The world is full of people eager to make a name for themselves and the same rings true of accountancy firms, but for slightly different motives.
Let me begin this blog by opening with a joke to focus your mind.
I always enjoy telling the story about the 3 graduate candidates for a job with a prestigious accountancy firm in a small town. It's a great ice breaker at events when I speak.
The 1st timid candidate responds to the question fired at her by the white haired founding partner - "what is 2 + 2" ,with a deadpan "4" .
She is given short shrift and sent on her way but tells the other 2 candidates sitting nervously in reception what occurred.
Number 2 strides in confidently and when asked the same question quickly responds "22" and is unceremoniously dismissed.
He trudges out and tells the remaining candidate what transpired.
With less than a second to think she walks in confidently and faces the question. She leans over the desk and looks the grizzled old man in the eyes and calmly responds "what do you want the answer to be?"
The young woman leaves his room as the newest hire to work directly under him.
True partner material.
Hackneyed perhaps, but in this day of rapid change and uncertainty sweeping our august profession perhaps you need to look in the mirror and ask yourself what kind of accountant you really ought to be to survive out there – what sort of name you want to make for yourself in the profession, which means what your firm will be known for or what it will be seen to stand for.
Your firm’s brand, in short.
Everybody knows of a fellow accountant, or indeed any professional, who is well known in their local business community or even beyond, so that when people ask their friends to recommend a firm of accountants the same partnership is usually mentioned, almost rolling off the tongue automatically.
The destination of first choice.
Often fellow professionals within the same discipline wonder how that particular firm got to where they are and how they can apply that same magic touch to their own firm. It's almost as "magical" as being on page 1 of Google ! but it’s certainly as lucrative.
Not only does it bring in business – it brings in sticky business , clients who stay.
And not just clients who stay – clients who recommend.
The cycle repeats itself – nice isn’t it?
It is important to understand that when you ask a business owner, and that’s what accountants are, about making a name for themselves or creating a brand , there are usually 2 answers proffered, but they are entirely different with very different results.
Many respond that a firm with a memorable name which is certainly useful and fairly easy to conjour up, is what ticks the box. Think for example of names like "Andy's Accounting" , "Bev the Bookkeeper" and such like. Certainly snappy and does what it says on the tin. But it's only a name, however cool or catchy it may be and it will almost certainly serve you well, but ill it really cut the mustard and propel you into the space that you really want to occupy?
Others respond that it is to gain a reputation, not simply "make a name" as per the first possibility, but truly MAKING a name. Reputations are hard won and jealously guarded with constant hard work and perpetual striving to stay on top of the fast changing world around us.

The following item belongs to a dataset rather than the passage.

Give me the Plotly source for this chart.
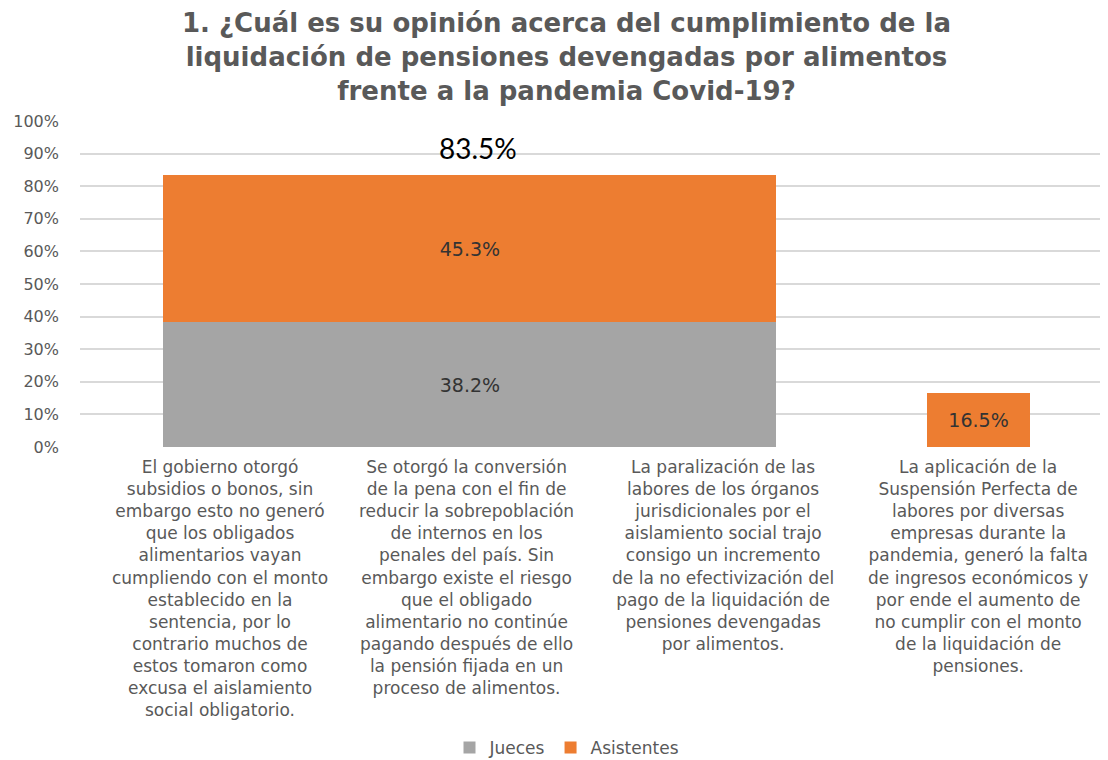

Just think of the last time you had a pressing and potentially complex query that was beyond your ability to handle yourself. I'll wager that you instinctively knew which professional to call. Everybody knows that with a such and such a problem they speak to ABC & Co. No other firm gets a look in.
Why is this so?
Simply because that firm has made a point of focusing on a single topic or field of expertise in which to excel.
It could be that a group of people with a combined expertise spanning 100 years or more of expert experience have joined up together to create a partnership with critical mass and a readymade list of clients. Perhaps a single person with a narrow but deep focus has taken the decision to concentrate on what they know best and where they can make the most money , ignoring anything peripheral that does not impact on their core expertise. In the short term it can be risky but usually in the longer term it can be extremely lucrative as individuals and fellow professionals seek you out to resolve their knottiest problems.
In an ever complex business and regulatory world specialists have never has so good.
It's hard work, make no mistake.
It is much harder than formulating a memorable name, which in essence is a one-off event that can last for decades. It involves keeping up to speed with developments in your chosen field, more than just basic CPD, but bucketloads of constant writing, blogging and networking on and off line. It's more than a 9 to 5 job!
There's nothing wrong with making a name just don't get it confused with gaining a reputation.